“The frequency and intensity of these extraordinary weather events increases due to climate change and need to be considered when planning solar farms," a source from Juwi said.
The projects, spread across Kamphaeng Phet and Ubon Ratchathani, will have a capacity of 48MW, and come after Juwi signed a contract for the construction of the plant with investor Soleq Solar in December.
Juwi, along with its Thai construction partner and Soleq Solar, conducted and analysed hydrological studies for each location in order to assess the likeliness of floods and the best method of protection. The solar farms will be equipped with trenches, dykes, water retention basins and pumping stations.
“Dykes protect the system from external flooding,” said Amiram Roth-Deblon, Juwi’s regional director for Asia Pacific. “If it rains heavily and water accumulates in the area of the solar parks, the water will be drained by the installed pumping systems. The solar power systems will be able to cope with all kinds of weather conditions," Juwi plans to bring the plants online by September 2013, with electricity from the plant set to be fed into the local grid.
"Thailand has proven to be dedicated to renewable energies and is therefore an interesting market. We invest in Thailand for the long-term and plan to support the Kingdom in its effort to become independent from fossil fuels," said Roth-Deblon.

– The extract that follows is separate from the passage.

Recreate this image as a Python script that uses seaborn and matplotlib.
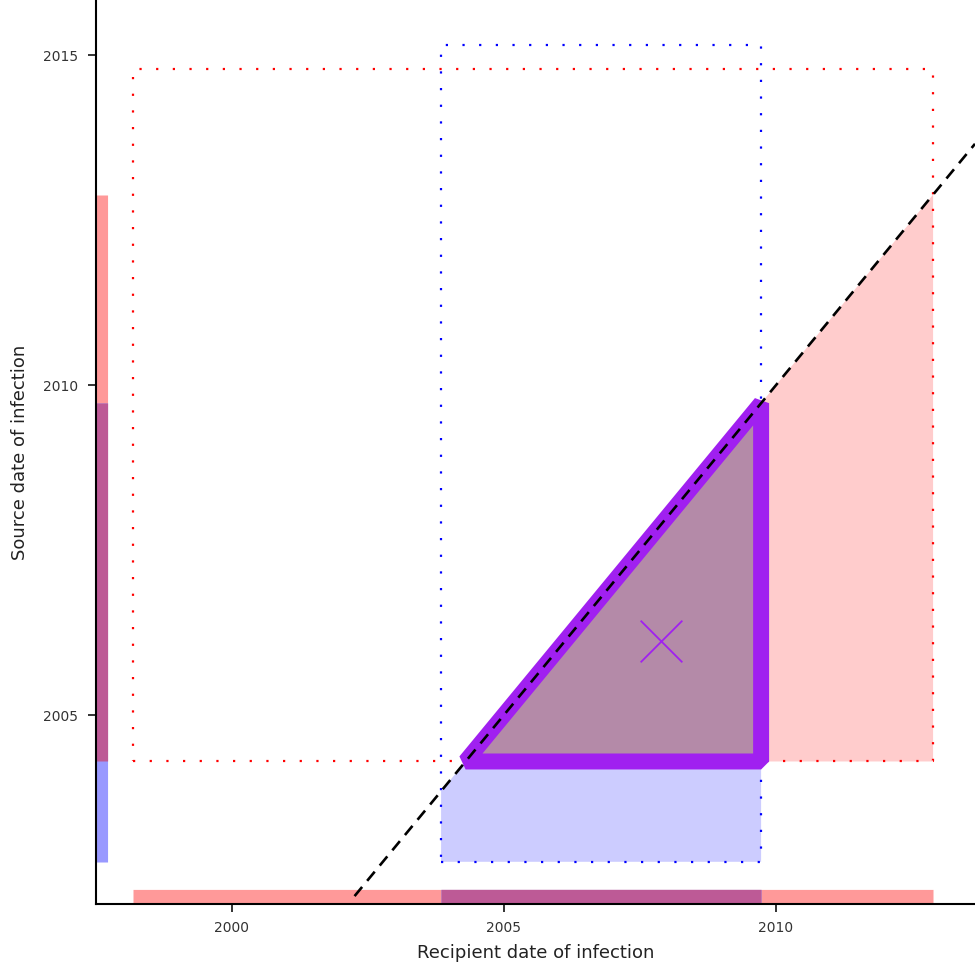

Meanwhile Juwi also reported that it has completed two solar power projects in Rajasthan, India. The projects, which the company developed with its business partner Green Infra, hold a total capacity of 26MW, of which 17 MW has already been connected to the grid. "India has become one of the most promising solar markets in the world today,” Rajeshwara Bhat, managing director of juwi India, said. “Green Infra and juwi India together look to play a key role in developing India's solar market and in connecting larger plants to the grid in the coming years."